Supporting Ozzy at the prison were The Scrubs, a NWOBHM band made up of inmates and guards who'd released a single entitled Battle in 1986 and another, Time For You, the year of the show. Ozzy has claimed at times – almost certainly apocryphally – that Nilsen and Thompson were members the band, and that he was served tea at the show by an inmate imprisoned for poisoning eight victims.
"The whole thing was bizarro land; we performed in front of these fuckin 'lifers," Zakk told Metal Hammer. All I could think was, 'I hope I pass this fucking audition. I'm the closest thing to Pamela Anderson these motherfuckers are going to see for the rest of their lives!"
Ozzy went on to write about the prison show in his book I Am Ozzy. “My last good memory of the eighties, before everything went dark, was being sent to Wormwood Scrubs," he recalled. "Not because I’d broken the law again – amazingly – but because I was asked to play a gig there. What a crazy experience that was.

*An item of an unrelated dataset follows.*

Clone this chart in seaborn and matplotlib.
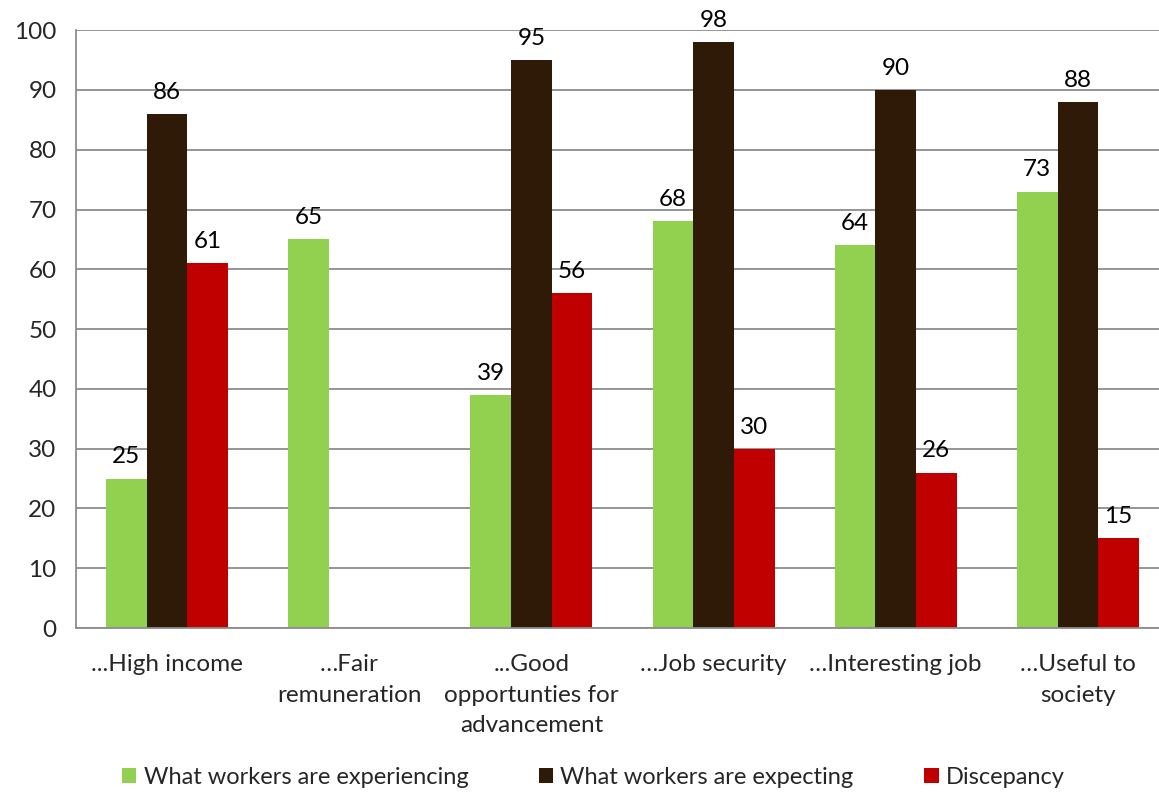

"I might have been in a few police station lock-ups over the years, but I hadn’t set foot in a proper slammer since I’d walked out of Winson Green in 1966. The iron bars, the balconies, even the guards all looked the same as they had twenty years before, but it was the smell that really brought it all back to me: like a public shitter, times ten. Bad enough to make your eyes water.
"I can’t for the life of me figure out why anyone would want to work in one of those places. I suppose they’re all ex-army, so they’re used to it."
As for Zakk, he half-jokes that he was so keen to join Ozzy that they could’ve paid him with six-packs of beer. When the appointment was finally confirmed, it was laced with good, fatherly advice:
“Ozzy’s first words to me were just to play with my heart,” he says. “He told me never to let the music business come between me and my guitar. I could be Peter Grant [famed Led Zeppelin manager] or John Bonham [Zep drummer], but not both.”